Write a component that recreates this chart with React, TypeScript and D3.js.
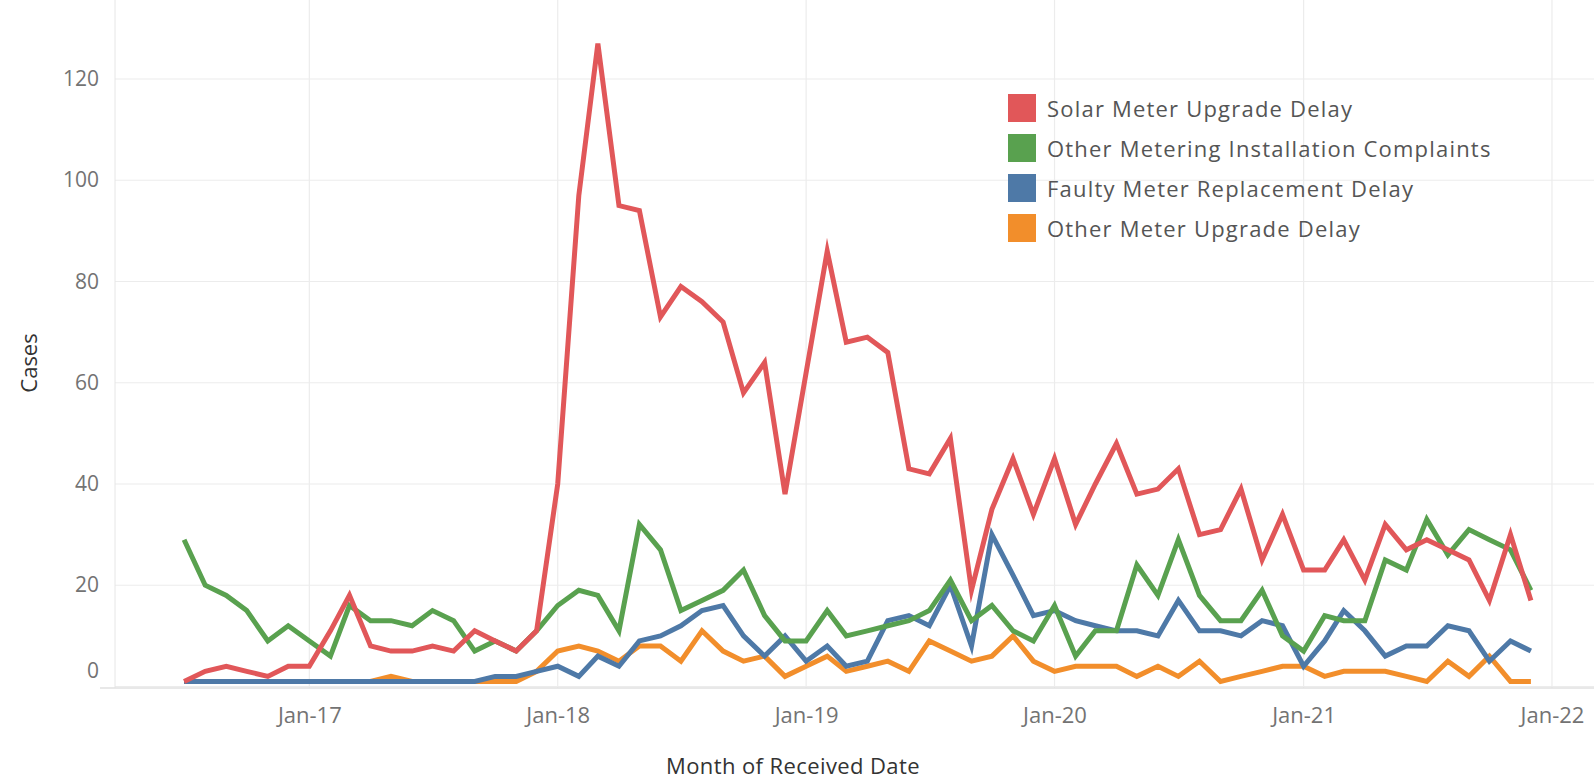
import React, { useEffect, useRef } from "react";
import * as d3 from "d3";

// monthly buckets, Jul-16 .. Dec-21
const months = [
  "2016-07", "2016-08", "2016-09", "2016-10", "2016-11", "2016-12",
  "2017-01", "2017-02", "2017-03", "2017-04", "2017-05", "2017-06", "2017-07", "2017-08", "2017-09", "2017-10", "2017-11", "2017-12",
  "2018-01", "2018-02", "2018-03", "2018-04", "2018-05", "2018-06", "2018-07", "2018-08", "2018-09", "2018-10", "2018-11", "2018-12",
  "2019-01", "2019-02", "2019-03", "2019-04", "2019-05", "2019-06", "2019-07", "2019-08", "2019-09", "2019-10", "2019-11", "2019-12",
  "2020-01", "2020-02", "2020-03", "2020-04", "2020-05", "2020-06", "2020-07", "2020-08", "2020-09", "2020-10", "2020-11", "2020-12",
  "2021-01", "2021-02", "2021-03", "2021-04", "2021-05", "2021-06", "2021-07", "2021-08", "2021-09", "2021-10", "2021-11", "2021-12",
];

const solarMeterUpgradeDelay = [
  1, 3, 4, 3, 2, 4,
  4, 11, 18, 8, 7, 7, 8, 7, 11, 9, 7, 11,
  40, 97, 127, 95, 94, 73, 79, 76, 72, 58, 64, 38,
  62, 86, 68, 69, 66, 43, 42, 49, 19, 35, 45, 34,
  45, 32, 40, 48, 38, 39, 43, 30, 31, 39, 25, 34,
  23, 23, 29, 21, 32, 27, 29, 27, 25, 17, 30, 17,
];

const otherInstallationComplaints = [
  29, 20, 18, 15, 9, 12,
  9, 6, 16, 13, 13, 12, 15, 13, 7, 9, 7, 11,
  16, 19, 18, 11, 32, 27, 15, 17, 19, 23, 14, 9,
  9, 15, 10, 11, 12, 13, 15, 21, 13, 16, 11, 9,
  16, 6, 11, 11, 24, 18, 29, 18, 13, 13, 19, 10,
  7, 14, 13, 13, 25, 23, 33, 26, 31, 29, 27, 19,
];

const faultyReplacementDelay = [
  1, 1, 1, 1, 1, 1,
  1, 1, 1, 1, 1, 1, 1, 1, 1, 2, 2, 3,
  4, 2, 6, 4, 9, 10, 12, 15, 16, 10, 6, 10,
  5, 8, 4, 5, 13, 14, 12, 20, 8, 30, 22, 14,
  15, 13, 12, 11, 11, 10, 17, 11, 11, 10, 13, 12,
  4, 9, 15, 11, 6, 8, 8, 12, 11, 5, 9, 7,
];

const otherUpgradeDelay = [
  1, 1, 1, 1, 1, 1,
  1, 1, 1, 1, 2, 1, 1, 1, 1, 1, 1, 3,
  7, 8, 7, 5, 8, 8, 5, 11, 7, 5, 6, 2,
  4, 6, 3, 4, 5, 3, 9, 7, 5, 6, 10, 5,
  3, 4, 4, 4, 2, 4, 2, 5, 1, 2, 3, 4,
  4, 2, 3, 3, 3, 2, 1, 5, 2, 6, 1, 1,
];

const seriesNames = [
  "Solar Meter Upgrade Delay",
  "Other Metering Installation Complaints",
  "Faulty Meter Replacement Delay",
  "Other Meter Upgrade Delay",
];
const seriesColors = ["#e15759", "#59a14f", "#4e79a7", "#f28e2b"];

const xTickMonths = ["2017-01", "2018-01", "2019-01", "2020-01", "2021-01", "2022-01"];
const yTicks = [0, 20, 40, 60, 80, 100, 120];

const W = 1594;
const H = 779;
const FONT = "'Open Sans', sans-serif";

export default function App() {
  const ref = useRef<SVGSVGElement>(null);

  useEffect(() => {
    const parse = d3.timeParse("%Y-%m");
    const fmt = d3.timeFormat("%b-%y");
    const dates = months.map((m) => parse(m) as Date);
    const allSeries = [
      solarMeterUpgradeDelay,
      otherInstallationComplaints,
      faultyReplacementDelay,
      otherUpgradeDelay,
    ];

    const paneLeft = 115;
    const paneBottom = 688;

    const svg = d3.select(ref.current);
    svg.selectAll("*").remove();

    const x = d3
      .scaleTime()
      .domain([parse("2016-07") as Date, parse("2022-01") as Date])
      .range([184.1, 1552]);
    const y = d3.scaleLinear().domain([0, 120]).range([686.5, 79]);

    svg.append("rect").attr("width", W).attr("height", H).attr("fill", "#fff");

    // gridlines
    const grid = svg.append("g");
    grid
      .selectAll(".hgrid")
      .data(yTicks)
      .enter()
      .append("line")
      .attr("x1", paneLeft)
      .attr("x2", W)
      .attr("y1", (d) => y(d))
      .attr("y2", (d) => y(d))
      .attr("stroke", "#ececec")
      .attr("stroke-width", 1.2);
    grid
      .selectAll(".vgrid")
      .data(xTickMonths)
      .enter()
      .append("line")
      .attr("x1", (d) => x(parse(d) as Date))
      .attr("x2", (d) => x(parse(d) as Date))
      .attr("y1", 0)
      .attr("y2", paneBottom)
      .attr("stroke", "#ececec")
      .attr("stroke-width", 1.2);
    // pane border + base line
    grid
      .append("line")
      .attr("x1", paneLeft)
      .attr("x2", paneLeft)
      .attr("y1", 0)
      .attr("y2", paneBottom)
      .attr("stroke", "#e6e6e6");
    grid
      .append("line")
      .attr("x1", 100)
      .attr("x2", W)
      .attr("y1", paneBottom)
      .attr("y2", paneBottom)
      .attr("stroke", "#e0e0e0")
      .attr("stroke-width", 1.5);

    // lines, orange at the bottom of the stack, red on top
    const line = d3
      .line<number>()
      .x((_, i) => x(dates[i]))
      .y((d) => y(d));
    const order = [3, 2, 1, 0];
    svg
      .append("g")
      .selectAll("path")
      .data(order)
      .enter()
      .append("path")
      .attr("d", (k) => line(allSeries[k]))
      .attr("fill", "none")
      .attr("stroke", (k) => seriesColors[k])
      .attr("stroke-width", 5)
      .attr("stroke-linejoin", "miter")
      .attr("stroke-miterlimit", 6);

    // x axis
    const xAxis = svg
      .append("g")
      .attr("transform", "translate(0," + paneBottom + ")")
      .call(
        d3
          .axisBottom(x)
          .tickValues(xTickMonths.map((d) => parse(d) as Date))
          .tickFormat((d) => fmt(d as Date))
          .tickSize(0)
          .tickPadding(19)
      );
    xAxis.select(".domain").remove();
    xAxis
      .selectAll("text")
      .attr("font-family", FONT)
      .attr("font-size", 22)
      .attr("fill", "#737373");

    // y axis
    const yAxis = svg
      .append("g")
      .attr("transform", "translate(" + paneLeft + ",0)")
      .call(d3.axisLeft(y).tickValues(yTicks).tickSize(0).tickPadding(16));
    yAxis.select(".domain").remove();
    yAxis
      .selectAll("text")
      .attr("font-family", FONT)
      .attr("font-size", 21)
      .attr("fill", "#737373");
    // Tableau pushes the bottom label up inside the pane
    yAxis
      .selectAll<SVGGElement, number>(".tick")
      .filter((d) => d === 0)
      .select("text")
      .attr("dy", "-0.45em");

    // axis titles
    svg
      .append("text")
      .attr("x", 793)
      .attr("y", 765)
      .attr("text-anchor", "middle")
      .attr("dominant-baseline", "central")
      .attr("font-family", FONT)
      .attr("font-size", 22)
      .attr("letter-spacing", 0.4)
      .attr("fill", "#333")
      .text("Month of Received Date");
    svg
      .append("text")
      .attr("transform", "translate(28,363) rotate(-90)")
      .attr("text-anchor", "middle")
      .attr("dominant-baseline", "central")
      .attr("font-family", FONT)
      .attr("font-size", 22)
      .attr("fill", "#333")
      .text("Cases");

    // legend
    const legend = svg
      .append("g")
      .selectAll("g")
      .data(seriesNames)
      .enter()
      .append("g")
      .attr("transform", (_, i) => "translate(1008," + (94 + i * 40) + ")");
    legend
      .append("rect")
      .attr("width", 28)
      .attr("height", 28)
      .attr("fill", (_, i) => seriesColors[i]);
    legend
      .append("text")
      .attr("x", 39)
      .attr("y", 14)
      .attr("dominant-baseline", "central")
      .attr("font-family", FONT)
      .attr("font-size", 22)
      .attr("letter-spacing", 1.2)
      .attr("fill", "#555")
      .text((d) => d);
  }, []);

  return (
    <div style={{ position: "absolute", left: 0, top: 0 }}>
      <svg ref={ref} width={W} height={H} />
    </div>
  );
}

::::::::

→ **AIM OF THE TASK**:
Without any pictures, reproduce the lines from the first one in the material through the line that has "import * as", exactly as they appear.

→ **EXERCISE RESPONSE**:
Write a component that recreates this chart with React, TypeScript and D3.js.
import React, { useEffect, useRef } from "react";
import * as d3 from "d3";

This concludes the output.